Event Details


StoryHour-Mar22This year’s abbreviated season (by snow and more snow) of Story Hour for Grownups at the Woods Hole Public Library will culminate with readings by Shelby Allen and Alan Steinbach. The event will take place on Sunday, March 22, at 3 pm, in the Library’s downstairs Community Room.

Shelby Allen—a poet, essayist, actress, and Boston Library tour guide—splits her time between Boston and Falmouth. She has been a prison poetry teacher, and her writings have been published in poetry journals as well as in the New York Times and Boston Globe. She is the author of Crack Willow: Poems of Transformation (from Cherry Grove.) A new Story Hour reader, she will open the session with a few selections of her own poetry.

Alan Steinbach, familiar to many in the audience as a local physician, blogger, and also as a previous Story Hour reader, will present his own “Two Fish and One Story.” This piece will transport the audience from our recent bleak and intransigent winter to Woods Hole at its finest. It is an evocative tale, summoning the golden, if breezy, days of autumn after the crowds have departed. Join Alan for a bicycle ride down Gardiner Road and a fishing expedition with his dog, Fuji, as they depart from Eel Pond for nearby waters and a “reel” fishing adventure.
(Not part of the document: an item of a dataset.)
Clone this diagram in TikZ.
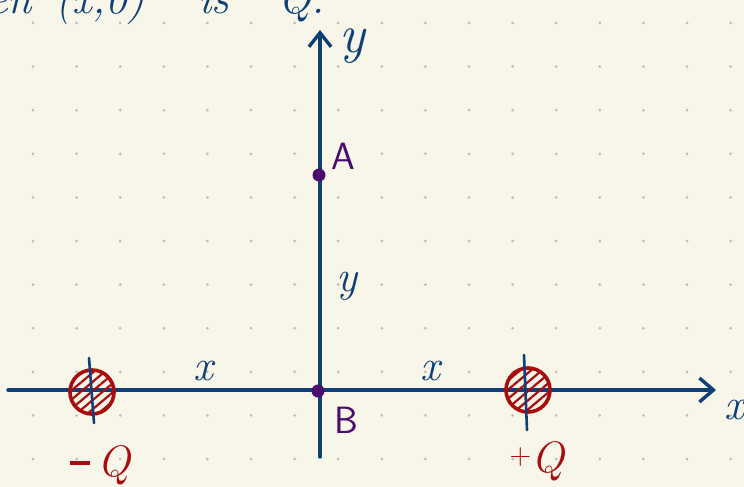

Shelby will close with Muriel Spark’s short story, “The Dark Glasses.” Two women lecturers at a summer school conference take a walk around a lake together. One, the narrator, dons a pair of sunglasses to avoid recognition by the other, a pompous psychologist. The narrator recalls the psychologist from her early teen years, when the older woman was still in general medical practice. Back then the teen was fitted for reading glasses by an oculist with pedophilic tendencies. He and his sister, who held a dispenser’s certificate, ran their shop together and had a bizarre relationship, which ended badly for both of them. Sparks’ stories often seem to have been written with a barb rather than a pen, and this story (featuring a hat pin) is no exception!

The event, on Sunday, March 22 at 3 pm, is free and open to the public. All are welcome. Doors will open at 2:30 pm.